Não sei se a chuva e o calor estão influindo nestes novos comportamentos dela, mas, com certeza, o clima úmido incomoda muito o sapo sem-teto, que agora aparece todas as vezes que chove, na esperança de ser acolhido. Neste instante, enquanto escrevo a crônica, ele se infiltrou pela porta da biblioteca, que mantenho aberta na parte da manhã, e se alojou na estante dos lançamentos, obrigando-me a uma ação de despejo. Ao que tudo indica, é um sapo com hábitos civilizados, inimigo da natureza, da umidade e da vida entre os de sua espécie. Basta uma chuva para ele aparecer com o olhar melancólico de quem não é amado.

Na última tarde de domingo, choveu bastante. Um chuva intensa e calma. Desde criança me fascina a chuva. É uma espécie de pequeno feriado. As pessoas se recolhem e a cidade se esvazia. A paisagem assume um embaçamento próprio das pinturas impressionistas. Eu abro uma janela e recebo no rosto a garoa fria que o vento fabrica. Observo tudo se encharcar, as águas correndo no asfalto, a suspensão das urgências. Minha filha me acompanha nesta contemplação.

Estávamos namorando a chuva neste domingo quando me veio a lembrança de meus dias de menino. Eu não perdia uma chuva. Saía apenas de calção pelas primeiras avenidas calçadas de Peabiru e brincava livremente na enxurrada.

Sem pensar muito, convidei minha filha e fomos para fora, molhando-nos, sapateando na enxurrada e cruzando a rua vazia, irresponsáveis como crianças.
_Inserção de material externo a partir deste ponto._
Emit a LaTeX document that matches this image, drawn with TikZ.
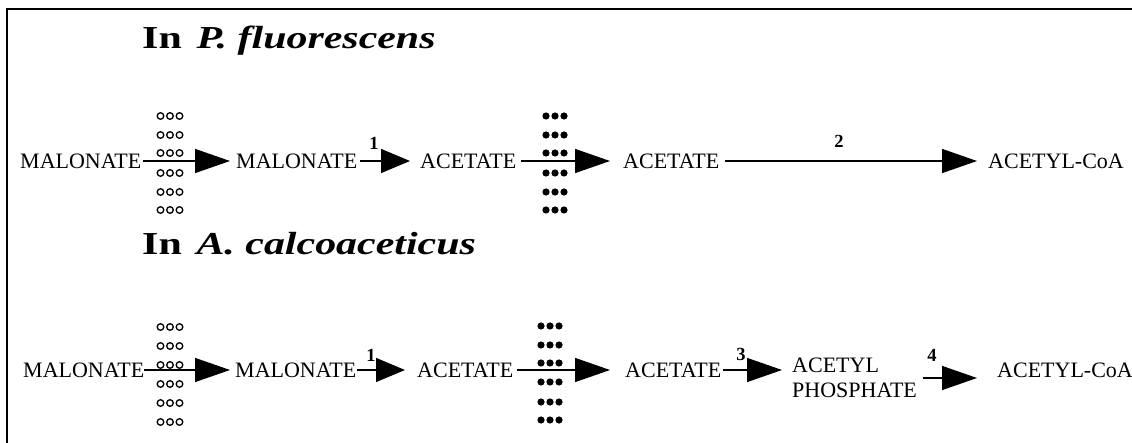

Ficamos na folia até perceber que uma família vizinha, gente rica e requintada, com filhos pequenos, nos olhava de uma sacada coberta, talvez espantada com nossa falta de classe e urbanidade. Achei que nossa alegria ingênua era também uma placa dizendo: "aqui mora gente feliz". Constrangidos, fugimos para os fundos da casa e brincamos por mais um bom tempo.

A felicidade – sexual, familiar ou intelectual – jamais pode ser exibicionista. É uma coisa vivida em segredo. Para os outros, parecemos pessoas tristes, desclassificadas e sem graça, mas no quintal dos fundos, na solidão de nossos momentos íntimos e banais, somos felizes, felizes à nossa maneira.